The zoo’s four stated goals of conservation, research, education and recreation were all on display to celebrate and educate visitors about endangered animals.

All animals received enrichment items for fun, and the zoo was joined by students from Lufkin High School who volunteered to help educate the public about conservation efforts.

“We’re talking about an organization that zoos across the country come together and support to raise awareness about endangered species,” said Lufkin High School student Courtney Adams.

This organization is the Association of Zoos and Aquariums which raises funds for its Saving Animals From Extinction (SAFE) program. Zoos across the country are celebrating in the same way to have the biggest impact on the world.

“All of these conservation efforts are kind of coming together so we can have a bigger impact on our planet,” said Whitney Heckler, director of education at Ellen Trout Zoo.
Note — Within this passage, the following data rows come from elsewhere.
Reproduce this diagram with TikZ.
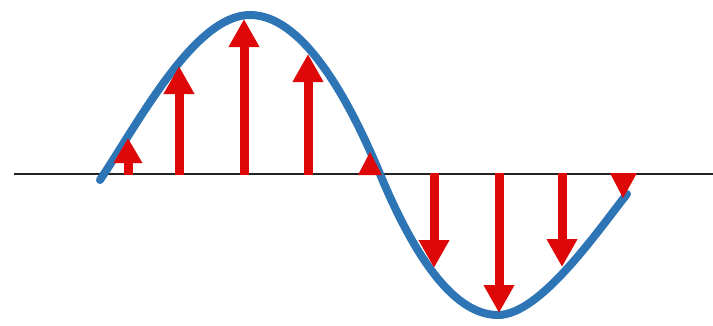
\documentclass[tikz,border=0pt]{standalone}
\usetikzlibrary{arrows.meta}
\definecolor{wblue}{RGB}{46,117,182}
\definecolor{wred}{RGB}{222,8,8}
\definecolor{axisc}{RGB}{35,35,35}
\tikzset{
  vec/.style={draw=wred, line width=9pt, -{Triangle[length=28pt,width=29pt]}},
  smallvec/.style={draw=wred, line width=9pt, -{Triangle[length=25pt,width=27pt]}},
  headonly/.style={fill=wred, draw=none},
  wave/.style={draw=wblue, line width=8pt, line cap=round},
  axisline/.style={draw=axisc, line width=2.5pt}
}
\begin{document}
\begin{tikzpicture}[x=1pt,y=-1pt]
\useasboundingbox (0,0) rectangle (713,325);
% axis
\coordinate (axL) at (14,174);
\coordinate (axR) at (713,174);
\draw[axisline] (axL) -- (axR);
% wave
\coordinate (w0) at (100,180);
\coordinate (w1) at (250,15);
\coordinate (w2) at (380,174);
\coordinate (w3) at (498,315);
\coordinate (w4) at (627,194);
\draw[wave] (w0) .. controls (140,120) and (195,15) .. (w1)
  .. controls (300,15) and (345,90) .. (w2)
  .. controls (410,246) and (450,315) .. (w3)
  .. controls (540,315) and (597,232) .. (w4);
% arrows base and tips
\coordinate (b1) at (128,175); \coordinate (t1) at (128,138);
\coordinate (b2) at (179,175); \coordinate (t2) at (179,66);
\coordinate (b3) at (244,175); \coordinate (t3) at (244,19);
\coordinate (b4) at (308,175); \coordinate (t4) at (308,54);
\coordinate (b6) at (434,173); \coordinate (t6) at (434,268);
\coordinate (b7) at (499,173); \coordinate (t7) at (499,313);
\coordinate (b8) at (562,173); \coordinate (t8) at (562,267);
\draw[smallvec] (b1) -- (t1);
\draw[vec] (b2) -- (t2);
\draw[vec] (b3) -- (t3);
\draw[vec] (b4) -- (t4);
\draw[vec] (b6) -- (t6);
\draw[vec] (b7) -- (t7);
\draw[vec] (b8) -- (t8);
% head-only arrows
\fill[headonly] (358,175) -- (370,152) -- (382,175) -- cycle;
\fill[headonly] (610,173) -- (623,198) -- (637,173) -- cycle;
\end{tikzpicture}
\end{document}
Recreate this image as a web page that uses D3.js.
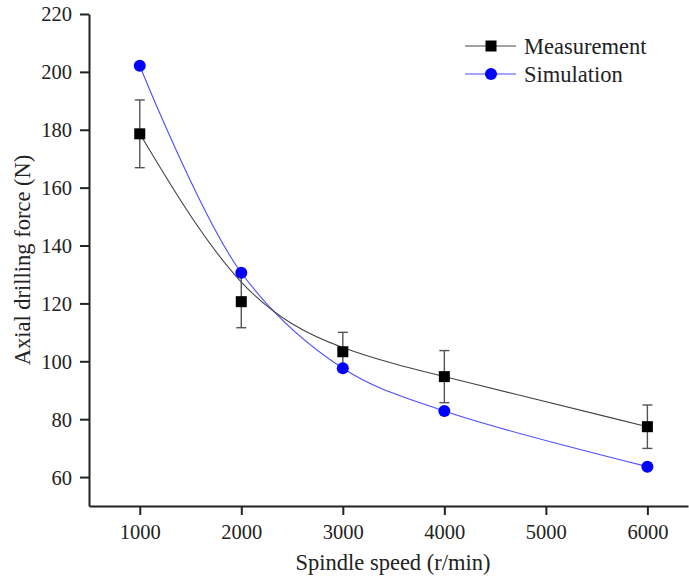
<!DOCTYPE html>
<html><head><meta charset="utf-8">
<script src="https://cdn.jsdelivr.net/npm/d3@7"></script>
<style>body{margin:0;background:#fff}svg{display:block}
svg text{font-family:"Liberation Serif","Times New Roman",Tinos,"DejaVu Serif",serif !important;}
</style>
</head><body>
<script>
const speeds = [1000, 2000, 3000, 4000, 6000];
const measurement = [178.6, 120.6, 103.3, 94.7, 77.4];
const measurementErr = [11.7, 9.0, 6.7, 9.0, 7.5];
const simulation = [202.1, 130.6, 97.6, 82.8, 63.6];
const xTicks = [1000, 2000, 3000, 4000, 5000, 6000];
const yTicks = [60, 80, 100, 120, 140, 160, 180, 200, 220];

const W = 689, H = 579;
const svg = d3.select("body").append("svg").attr("width", W).attr("height", H);
const x = d3.scaleLinear().domain([500, 6400]).range([89, 688]);
const y = d3.scaleLinear().domain([50, 220]).range([506, 14]);

const xa = svg.append("g").attr("transform", "translate(0,506)")
  .call(d3.axisBottom(x).tickValues(xTicks).tickFormat(d3.format("d")).tickSize(9).tickSizeOuter(0));
const ya = svg.append("g").attr("transform", "translate(89,0)")
  .call(d3.axisLeft(y).tickValues(yTicks).tickFormat(d3.format("d")).tickSize(9).tickSizeOuter(0));
[xa, ya].forEach(a => {
  a.attr("font-family", null);
  a.select(".domain").attr("stroke", "#222").attr("stroke-width", 2);
  a.selectAll(".tick line").attr("stroke", "#222").attr("stroke-width", 2);
  a.selectAll(".tick text").attr("font-size", 20.5).attr("fill", "#222");
});
xa.selectAll(".tick text").attr("y", 33).attr("dy", 0);
ya.selectAll(".tick text").attr("x", -17).attr("dy", "0.34em");

svg.append("text").attr("x", 393).attr("y", 570).attr("text-anchor", "middle")
  .attr("font-size", 22.5).attr("fill", "#222").text("Spindle speed (r/min)");
svg.append("text").attr("transform", "translate(30,260) rotate(-90)").attr("text-anchor", "middle")
  .attr("font-size", 22.5).attr("fill", "#222").text("Axial drilling force (N)");

const mData = speeds.map((s, i) => ({x: s, y: measurement[i], e: measurementErr[i]}));
const sData = speeds.map((s, i) => ({x: s, y: simulation[i]}));

svg.append("path").datum(sData)
  .attr("d", d3.line().x(d => x(d.x)).y(d => y(d.y)).curve(d3.curveCatmullRom.alpha(0.5)))
  .attr("fill", "none").attr("stroke", "#4d4dff").attr("stroke-width", 1.1);
svg.append("path").datum(mData)
  .attr("d", d3.line().x(d => x(d.x)).y(d => y(d.y)).curve(d3.curveBasis))
  .attr("fill", "none").attr("stroke", "#444").attr("stroke-width", 1.1);

const eb = svg.append("g").attr("stroke", "#555").attr("stroke-width", 1.4);
mData.forEach(d => {
  eb.append("line").attr("x1", x(d.x)).attr("x2", x(d.x)).attr("y1", y(d.y + d.e)).attr("y2", y(d.y - d.e));
  [d.y + d.e, d.y - d.e].forEach(v => eb.append("line")
    .attr("x1", x(d.x) - 5).attr("x2", x(d.x) + 5).attr("y1", y(v)).attr("y2", y(v)));
});

svg.append("g").selectAll("rect").data(mData).join("rect")
  .attr("x", d => x(d.x) - 5.5).attr("y", d => y(d.y) - 5.5).attr("width", 11).attr("height", 11)
  .attr("fill", "#000");
svg.append("g").selectAll("circle").data(sData).join("circle")
  .attr("cx", d => x(d.x)).attr("cy", d => y(d.y)).attr("r", 6).attr("fill", "#0000ff");

const lg = svg.append("g");
const items = [{name: "Measurement", color: "#444", shape: "rect"}, {name: "Simulation", color: "#4d4dff", shape: "circle"}];
items.forEach((it, i) => {
  const cy = 46 + i * 28;
  lg.append("line").attr("x1", 465).attr("x2", 516).attr("y1", cy).attr("y2", cy)
    .attr("stroke", it.color).attr("stroke-width", 1.1);
  if (it.shape === "rect") lg.append("rect").attr("x", 485.5).attr("y", cy - 5.5).attr("width", 11).attr("height", 11).attr("fill", "#000");
  else lg.append("circle").attr("cx", 491).attr("cy", cy).attr("r", 6).attr("fill", "#0000ff");
  lg.append("text").attr("x", 524).attr("y", cy).attr("dy", "0.35em")
    .attr("font-size", 22.5).attr("fill", "#222").text(it.name);
});
</script>
</body></html>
Proceeds go to the SAFE program, but the Ellen Trout Zoo wants to make a local impact by educating the public about the animals and the challenges they face, bringing them closer to extinction.

“I think it’s important for new generations to understand what’s happening to these species,” said volunteer Jilian. “Because we want them to be there when they are our age or our parents’ age.”

It’s also a passion project for many volunteers who grew up in the area and want to give back to help animals or start a career helping animals.

“I really always loved going to the zoo growing up and I’m passionate about animals and do everything I can to help them,” said Lufkin High School student Adeline.

And the volunteers explain in detail the man-made problems that can hurt animals, especially animals that need specific habitats to survive, but lose ground to humans, creating a loss of habitat.

“Well, we just have to educate adults as well as children,” said Charda Bronaugh, a volunteer. “You just think Africa is a big place, there are a lot of places for gorillas. But that’s not the case.

Stalls were placed all around the zoo to focus on zoo-specific animals like giraffes, rhinos, flamingos and even some that didn’t have zoo enclosures like gorillas.